• [THE TASK]:
Omit the pictures, then reproduce every remaining record exactly.

• [INPUT MATERIAL]:
## start

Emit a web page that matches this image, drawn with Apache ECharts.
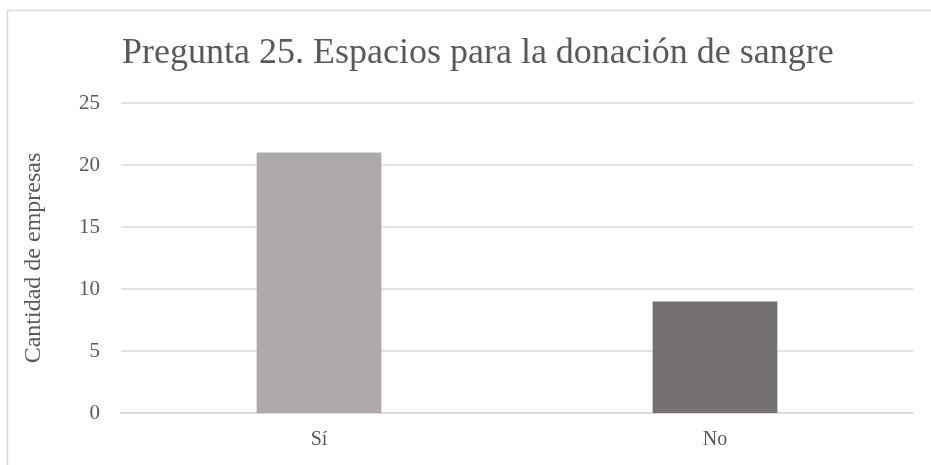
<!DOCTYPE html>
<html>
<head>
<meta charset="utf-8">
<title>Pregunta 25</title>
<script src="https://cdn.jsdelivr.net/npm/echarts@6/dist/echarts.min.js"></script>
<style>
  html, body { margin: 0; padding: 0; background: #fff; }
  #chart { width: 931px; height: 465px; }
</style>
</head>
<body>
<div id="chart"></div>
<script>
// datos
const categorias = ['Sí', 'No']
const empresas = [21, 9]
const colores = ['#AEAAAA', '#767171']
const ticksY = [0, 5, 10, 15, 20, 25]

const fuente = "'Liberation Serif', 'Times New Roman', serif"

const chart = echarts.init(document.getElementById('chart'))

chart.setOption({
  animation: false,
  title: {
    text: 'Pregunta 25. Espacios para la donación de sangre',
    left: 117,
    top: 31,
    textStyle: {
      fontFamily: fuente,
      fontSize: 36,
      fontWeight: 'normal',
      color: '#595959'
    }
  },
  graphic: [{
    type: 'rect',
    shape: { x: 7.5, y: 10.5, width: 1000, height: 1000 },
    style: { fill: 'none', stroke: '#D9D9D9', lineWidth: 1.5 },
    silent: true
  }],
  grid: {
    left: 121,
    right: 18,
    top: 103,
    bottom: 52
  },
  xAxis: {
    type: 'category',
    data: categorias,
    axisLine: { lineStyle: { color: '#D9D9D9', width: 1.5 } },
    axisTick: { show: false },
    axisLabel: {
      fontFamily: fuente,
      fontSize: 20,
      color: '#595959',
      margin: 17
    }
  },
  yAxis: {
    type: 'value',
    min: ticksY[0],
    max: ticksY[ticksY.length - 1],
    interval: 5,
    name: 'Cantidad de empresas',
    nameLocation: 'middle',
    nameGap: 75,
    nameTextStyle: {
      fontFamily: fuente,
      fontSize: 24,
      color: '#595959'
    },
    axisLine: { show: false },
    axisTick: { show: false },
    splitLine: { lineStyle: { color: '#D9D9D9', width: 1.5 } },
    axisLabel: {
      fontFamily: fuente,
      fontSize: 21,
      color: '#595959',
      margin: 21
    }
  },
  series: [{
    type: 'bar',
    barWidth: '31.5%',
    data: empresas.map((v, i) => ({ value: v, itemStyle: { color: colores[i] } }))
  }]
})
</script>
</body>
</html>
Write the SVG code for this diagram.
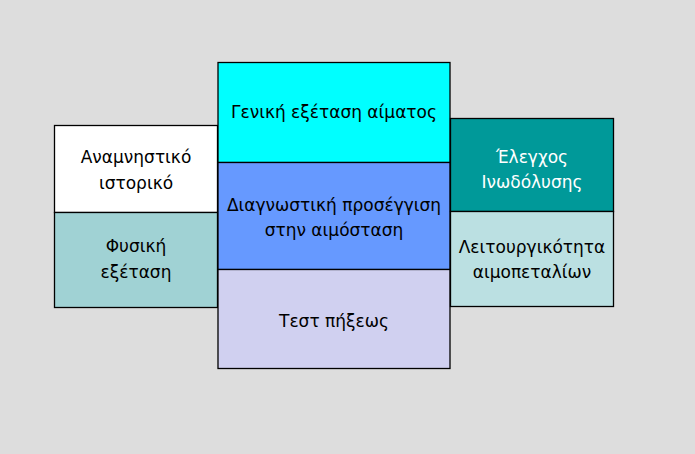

## end

• [TASK ANSWER]:
Emit a web page that matches this image, drawn with Apache ECharts.
<!DOCTYPE html>
<html>
<head>
<meta charset="utf-8">
<title>Pregunta 25</title>
<script src="https://cdn.jsdelivr.net/npm/echarts@6/dist/echarts.min.js"></script>
<style>
  html, body { margin: 0; padding: 0; background: #fff; }
  #chart { width: 931px; height: 465px; }
</style>
</head>
<body>
<div id="chart"></div>
<script>
// datos
const categorias = ['Sí', 'No']
const empresas = [21, 9]
const colores = ['#AEAAAA', '#767171']
const ticksY = [0, 5, 10, 15, 20, 25]

const fuente = "'Liberation Serif', 'Times New Roman', serif"

const chart = echarts.init(document.getElementById('chart'))

chart.setOption({
  animation: false,
  title: {
    text: 'Pregunta 25. Espacios para la donación de sangre',
    left: 117,
    top: 31,
    textStyle: {
      fontFamily: fuente,
      fontSize: 36,
      fontWeight: 'normal',
      color: '#595959'
    }
  },
  graphic: [{
    type: 'rect',
    shape: { x: 7.5, y: 10.5, width: 1000, height: 1000 },
    style: { fill: 'none', stroke: '#D9D9D9', lineWidth: 1.5 },
    silent: true
  }],
  grid: {
    left: 121,
    right: 18,
    top: 103,
    bottom: 52
  },
  xAxis: {
    type: 'category',
    data: categorias,
    axisLine: { lineStyle: { color: '#D9D9D9', width: 1.5 } },
    axisTick: { show: false },
    axisLabel: {
      fontFamily: fuente,
      fontSize: 20,
      color: '#595959',
      margin: 17
    }
  },
  yAxis: {
    type: 'value',
    min: ticksY[0],
    max: ticksY[ticksY.length - 1],
    interval: 5,
    name: 'Cantidad de empresas',
    nameLocation: 'middle',
    nameGap: 75,
    nameTextStyle: {
      fontFamily: fuente,
      fontSize: 24,
      color: '#595959'
    },
    axisLine: { show: false },
    axisTick: { show: false },
    splitLine: { lineStyle: { color: '#D9D9D9', width: 1.5 } },
    axisLabel: {
      fontFamily: fuente,
      fontSize: 21,
      color: '#595959',
      margin: 21
    }
  },
  series: [{
    type: 'bar',
    barWidth: '31.5%',
    data: empresas.map((v, i) => ({ value: v, itemStyle: { color: colores[i] } }))
  }]
})
</script>
</body>
</html>
Write the SVG code for this diagram.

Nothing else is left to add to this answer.